Nevertheless it must be stated
with the
greatest emphasis that the most logical and sociological scheme
conceivable
on paper will ultimately be judged by its realisation in works of
architecture,
engineering and landscape. There is not only scope, but the necessity
for
the highest skill in every direction in the design of buildings, singly
and in the mass. Roads and bridges, the new motorways, give great new
opportunities;
as has been shown in U.S.A. they can be things of beauty to the user
and
can drop into the landscape unobtrusively and enhancingly.
It is not sufficient for those who
are
to provide houses or other buildings to rely upon some “controlling
authority”
with powers to reject or amend poor quality design, and to consider
that
all is well if these authorities have properly equipped staffs for the
purpose. We must aim at good design in the first instance which does
not
rely upon being licked into shape by an official, however competent and
painstaking, in order that it may pass muster. A community is not made
up of a number of single buildings, unrelated to each other, and which
manage to be at best harmless or devoid of offence. House-builders
especially,
who have failed in the recent past, must set themselves a higher
standard.
It is indeed a gigantic task because, in place of one great single
conception,
we have a mosaic made up of innumerable pieces [half a million houses
alone,
with the addition of larger buildings and smaller details such as
lamp-posts,
railings and kerbs] which cannot be designed by one single office and
yet
must be harmonised and proved to be worthy of the central idea, London,
the capital of the Empire.
The word amenity, to which
constant official
use has given a chilling sound by no means possessed in its original
classical
context, covers those matters in which positive original design is not
so much sought as the maintenance of pleasant surroundings, of which
the
first is a clean air, with nothing worse than the mists which the
Thames
may send us, not thickened into pea-soup.

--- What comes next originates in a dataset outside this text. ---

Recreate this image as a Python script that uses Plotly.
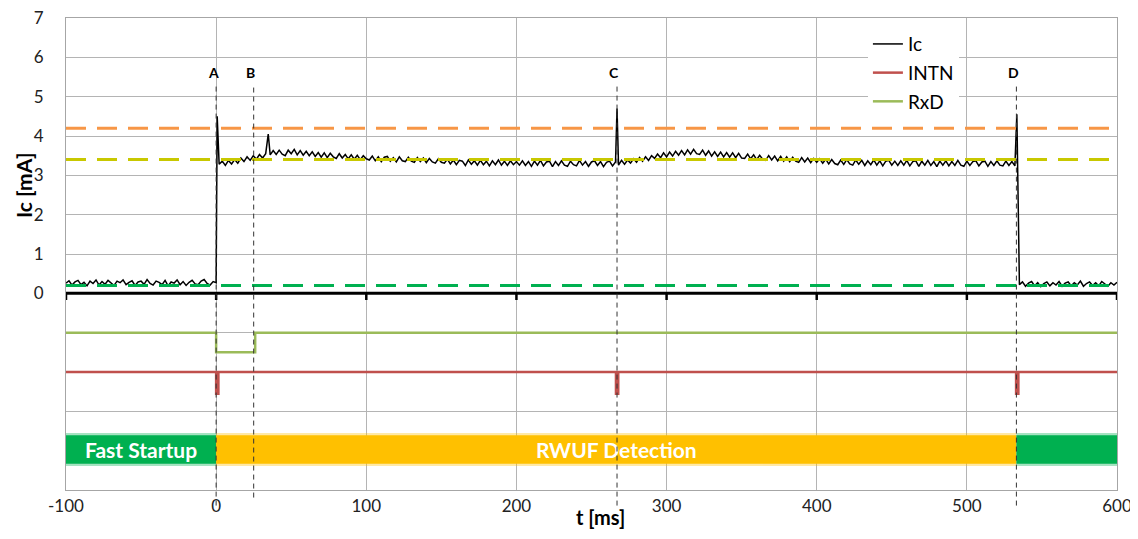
import numpy as np
import plotly.graph_objects as go

# ---------------- data ----------------
x_ticks = [-100, 0, 100, 200, 300, 400, 500, 600]
x_labels = ["-100", "0", "100", "200", "300", "400", "500", "600"]
y_ticks = [-5, -4, -3, -2, -1, 0, 1, 2, 3, 4, 5, 6, 7]
y_labels = ["", "", "", "", "", "0", "1", "2", "3", "4", "5", "6", "7"]

# Ic [mA] segments (start time, end time) and sampled values
ic_pre_span = (-100, 0)
ic_pre = [0.26, 0.32, 0.21, 0.29, 0.33, 0.22, 0.28, 0.19, 0.31, 0.25,
          0.34, 0.21, 0.30, 0.23, 0.33, 0.26, 0.20, 0.31, 0.27, 0.34,
          0.22, 0.28, 0.32, 0.20, 0.29, 0.31, 0.23, 0.35, 0.25, 0.21,
          0.31, 0.28, 0.22, 0.33, 0.19, 0.29, 0.26, 0.34, 0.22, 0.30,
          0.20, 0.28, 0.33, 0.24, 0.22, 0.31, 0.35, 0.25, 0.21, 0.30, 0.27]
ic_wake_span = (2, 33)
ic_wake = [3.28, 3.36, 3.25, 3.38, 3.29, 3.40, 3.31, 3.44, 3.35, 3.47,
           3.38, 3.50, 3.41, 3.53, 3.44, 3.55]
ic_mid_span = (36, 266)
ic_mid = [3.52, 3.63, 3.53, 3.64, 3.54, 3.50, 3.64, 3.55, 3.66, 3.52, 3.63, 3.51, 3.61,
          3.50, 3.60, 3.48, 3.58, 3.46, 3.57, 3.45, 3.56, 3.47, 3.43, 3.55, 3.44, 3.53,
          3.42, 3.52, 3.41, 3.51, 3.40, 3.50, 3.42,
          3.39, 3.49, 3.37, 3.47, 3.35, 3.46, 3.48, 3.36, 3.45, 3.34, 3.47, 3.37, 3.35,
          3.46, 3.36, 3.33, 3.45, 3.35, 3.44, 3.32, 3.43, 3.34, 3.31, 3.42, 3.33,
          3.31, 3.41, 3.29, 3.39, 3.27, 3.38, 3.36, 3.25, 3.39, 3.28, 3.37, 3.26, 3.38,
          3.27, 3.36, 3.24, 3.37, 3.27, 3.39, 3.26, 3.36, 3.25, 3.37, 3.27, 3.35,
          3.26, 3.37, 3.25, 3.35, 3.23, 3.36, 3.26, 3.38, 3.24, 3.34, 3.36, 3.22, 3.35,
          3.25, 3.37, 3.26, 3.23, 3.36, 3.27, 3.24, 3.38, 3.26, 3.35, 3.23, 3.34, 3.37,
          3.25, 3.35, 3.22, 3.33, 3.36, 3.24, 3.34]
ic_late_span = (268, 532)
ic_late = [3.26, 3.38, 3.28, 3.39, 3.31, 3.42, 3.33, 3.45, 3.36, 3.47, 3.38, 3.50,
           3.43, 3.54, 3.45, 3.57, 3.47, 3.59, 3.49, 3.61, 3.51, 3.63, 3.52, 3.65, 3.54,
           3.66, 3.55,
           3.53, 3.64, 3.51, 3.62, 3.49, 3.60, 3.48, 3.59, 3.47, 3.58, 3.46, 3.57, 3.45,
           3.56, 3.44,
           3.43, 3.54, 3.42, 3.52, 3.40, 3.51, 3.41, 3.38, 3.50, 3.39, 3.49, 3.37, 3.48,
           3.36, 3.47, 3.35, 3.46, 3.36, 3.33, 3.45, 3.34, 3.44, 3.32, 3.43, 3.33,
           3.42, 3.31, 3.41, 3.29, 3.40, 3.30, 3.27, 3.39, 3.28, 3.40, 3.29, 3.26, 3.39,
           3.28, 3.38, 3.25, 3.37, 3.27, 3.39, 3.26, 3.37, 3.24, 3.36, 3.38, 3.26,
           3.36, 3.25, 3.37, 3.26, 3.38, 3.24, 3.35, 3.37, 3.23, 3.36, 3.26, 3.38, 3.25,
           3.35, 3.22, 3.36, 3.26, 3.37, 3.24, 3.35, 3.25, 3.38, 3.26, 3.23, 3.36, 3.25,
           3.35, 3.37, 3.24, 3.34, 3.36, 3.23, 3.35, 3.25, 3.37, 3.26, 3.24, 3.36, 3.25,
           3.35, 3.24]
ic_post_span = (535, 600)
ic_post = [0.22, 0.29, 0.18, 0.26, 0.30, 0.19, 0.27, 0.17, 0.25, 0.29, 0.19,
           0.27, 0.21, 0.30, 0.18, 0.26, 0.29, 0.19, 0.27, 0.21, 0.31, 0.18,
           0.25, 0.29, 0.20, 0.27, 0.19, 0.30, 0.23, 0.18, 0.27, 0.21, 0.28]
spike_t = [0.7, 34.7, 267.0, 533.3, 534.0]
spike_v = [4.50, 4.05, 4.70, 4.55, 2.50]

# threshold levels [mA]
thr_values = [4.2, 3.4, 0.2]
thr_colors = ["#F79646", "#C8C800", "#00B050"]

# digital signals (drawn on the lower part of the same axis)
rxd_t = [-100, 0, 0, 26, 26, 600]
rxd_v = [-1, -1, -1.5, -1.5, -1, -1]
intn_t = [-100, 0, 0, 1.5, 1.5, 266.3, 266.3, 267.8, 267.8, 532.8, 532.8, 534.3, 534.3, 600]
intn_v = [-2, -2, -2.55, -2.55, -2, -2, -2.55, -2.55, -2, -2, -2.55, -2.55, -2, -2]

# operating phases
phase_names = ["Fast Startup", "RWUF Detection", ""]
phase_start = [-100, 0, 533]
phase_end = [0, 533, 600]
phase_colors = ["#00B050", "#FFC000", "#00B050"]
phase_level = -3.97

# events
event_names = ["A", "B", "C", "D"]
event_t = [0, 25, 267, 533]

# ---------------- build ----------------
FONT = "Lato"

def seg(span, vals):
    return np.linspace(span[0], span[1], len(vals)), np.array(vals, dtype=float)

parts = [seg(ic_pre_span, ic_pre), seg(ic_wake_span, ic_wake), seg(ic_mid_span, ic_mid),
         seg(ic_late_span, ic_late), seg(ic_post_span, ic_post),
         (np.array(spike_t, dtype=float), np.array(spike_v, dtype=float))]
ic_t = np.concatenate([p[0] for p in parts])
ic_v = np.concatenate([p[1] for p in parts])
order = np.argsort(ic_t, kind="stable")
ic_t, ic_v = ic_t[order], ic_v[order]

fig = go.Figure()

# phase bars (soft edge + core)
durations = [e - s for s, e in zip(phase_start, phase_end)]
fig.add_trace(go.Bar(
    y=[phase_level] * len(phase_names), x=durations, base=phase_start,
    orientation="h", width=0.84, marker=dict(color=phase_colors, line=dict(width=0)),
    opacity=0.35, showlegend=False, hoverinfo="skip"))
fig.add_trace(go.Bar(
    y=[phase_level] * len(phase_names), x=durations, base=phase_start,
    orientation="h", width=0.72, marker=dict(color=phase_colors, line=dict(width=0)),
    text=phase_names, textposition="inside", insidetextanchor="middle",
    textangle=0, constraintext="none",
    insidetextfont=dict(family=FONT, size=21, color="white", weight="bold"),
    showlegend=False, hoverinfo="skip"))

fig.add_trace(go.Scatter(x=ic_t, y=ic_v, mode="lines", name="Ic",
                         line=dict(color="black", width=1.5), legendgroup="ic"))
fig.add_trace(go.Scatter(x=intn_t, y=intn_v, mode="lines", name="INTN",
                         line=dict(color="#C0504D", width=2.5), legendgroup="intn"))
fig.add_trace(go.Scatter(x=rxd_t, y=rxd_v, mode="lines", name="RxD",
                         line=dict(color="#9BBB59", width=2.5), legendgroup="rxd"))

for v, c in zip(thr_values, thr_colors):
    fig.add_trace(go.Scatter(x=[x_ticks[0], x_ticks[-1]], y=[v, v], mode="lines",
                             line=dict(color=c, width=3, dash="20px,11px"),
                             showlegend=False, hoverinfo="skip"))

shapes = []
# thick baseline of the current plot with small ticks
shapes.append(dict(type="line", xref="x", yref="y", x0=x_ticks[0], x1=x_ticks[-1],
                   y0=0, y1=0, line=dict(color="black", width=3), layer="above"))
for xt in x_ticks:
    shapes.append(dict(type="line", xref="x", yref="y", x0=xt, x1=xt, y0=0, y1=-0.17,
                       line=dict(color="black", width=2.5), layer="above"))
# event markers
annotations = []
for name, t in zip(event_names, event_t):
    bottom = -0.016 if name == "B" else -0.033
    shapes.append(dict(type="line", xref="x", yref="paper", x0=t, x1=t, y0=bottom, y1=0.858,
                       line=dict(color="#333333", width=1, dash="5px,4px"), layer="above"))
    annotations.append(dict(x=t - 2, y=0.884, xref="x", yref="paper", text=f"<b>{name}</b>",
                            xanchor="center", yanchor="middle",
                            showarrow=False, font=dict(family=FONT, size=14, color="black")))

annotations.append(dict(x=-0.041, y=2.75, xref="paper", yref="y", text="<b>Ic [mA]</b>",
                        textangle=-90, showarrow=False, xanchor="center", yanchor="middle",
                        font=dict(family=FONT, size=21, color="black")))
annotations.append(dict(x=0.509, y=-0.058, xref="paper", yref="paper", text="<b>t [ms]</b>",
                        showarrow=False, xanchor="center", yanchor="middle",
                        font=dict(family=FONT, size=20, color="black")))

# the page body has an 8px margin: size the figure so that it fits the window
fig.update_layout(
    width=1128, height=523,
    margin=dict(l=58, r=19, t=10, b=41, autoexpand=False),
    paper_bgcolor="white", plot_bgcolor="white",
    font=dict(family=FONT, color="#222222"),
    barmode="overlay",
    shapes=shapes, annotations=annotations,
    legend=dict(x=0.763, y=0.985, xanchor="left", yanchor="top", bgcolor="white",
                font=dict(family=FONT, size=19, color="black"), tracegroupgap=1,
                traceorder="grouped"),
    xaxis=dict(range=[x_ticks[0], x_ticks[-1]], tickvals=x_ticks, ticktext=x_labels,
               ticks="", automargin=False, ticklabeloverflow="allow",
               showgrid=True, gridcolor="#B4B4B4", gridwidth=1, zeroline=False,
               showline=True, mirror=True, linecolor="#A6A6A6", linewidth=1,
               tickfont=dict(family=FONT, size=17, color="#222222"), ticklabelstandoff=1),
    yaxis=dict(range=[y_ticks[0], y_ticks[-1]], tickvals=y_ticks, ticktext=y_labels, ticks="",
               automargin=False, ticklabeloverflow="allow",
               showgrid=True, gridcolor="#B4B4B4", gridwidth=1, zeroline=False,
               showline=True, mirror=True, linecolor="#A6A6A6", linewidth=1,
               tickfont=dict(family=FONT, size=17, color="#222222"), ticklabelstandoff=18),
)

fig.write_html("out.html")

The exclamation against change,
from people
living in pleasant surroundings, has been in the main justified, for
nearly
every change in the country round London in the recent past has been
for
the worse. Those who are fortunate enough to remember the villages of
the
Middlesex plain (a few still miraculously remain), the lanes of
Hertfordshire,
the heaths and chalk valleys of Surrey, the woods and slopes of
Buckinghamshire,
the orchards of Kent and the deep seclusion of rural Essex within ten
miles
of London, cannot but rage at what has been substituted for them.
This natural and justifiable
reaction
against change must be conquered by proving that, in place of
innumerable
houses of various sizes without grouping or climax, peppered over the
countryside
or strung along the roads, it is possible to create real communities in
which people can be proud to live. To look down from the chalk
escarpment
upon a medieval or renaissance town two or three miles away in the
Weald
would not offend: it would delight the eye, close pent within its
walls,
with perhaps an encirclement of tree planted walks around, its
silhouette
cutting the horizontal line of the South Downs, its colour in harmony
with,
or in consistent contrast with the green country of its setting. Cannot
all the skill of architects and landscapists to-day produce something
equally
beautiful, both seen at a distance and near to?
Fortunately most of the normal
countryside,
as emphasised in the Scott Report, derives its beauty largely from the
occupation and operation of farming based upon nature’s background with
its variety of contour, geology and soil and its dynamic features, the
Thames with its tributaries large and small: we have also inherited
much
of man’s historic addition in the form of villages, farmhouses,
tree-planting
and landscaped parks. The farming, to produce the typical beauty of
rural
England, must, as the Scott Report also points out, be prosperous:
decayed
farmland is not the same as wild nature. Agriculture must be given its
chance, and not invaded by intrusive building.
There are, finally, disfigurements
which
are apt to collect in the neighbourhood of large towns: ill-placed
advertisement
is perhaps the chief offender. It is also easy for litter, which in its
ephemeral form, however objectionable, can be cleared away, to assume
the
quasi-permanent untidiness of dumps, abandoned workings, etc.
It is unfortunate that certain
essential
industrial concerns, based upon a geological occurrence, become
disfigurements,
especially where they clash with recreational use. The three principal
ones, brick-making, lime burning and cement manufacture, and gravel
digging,
are all concerned with building, for which there will be an
unprecedented
demand after the war. Fortunately brick-making on a large scale, of
which
the most pervasive disfigurement is the fume, lies outside this Region.
The others require most careful balanced consideration, including
especially
the regeneration of the site after the workings are exhausted. These,
and
some other industrial concerns, refute the theory that if an operation
is useful and efficient, it must be beautiful.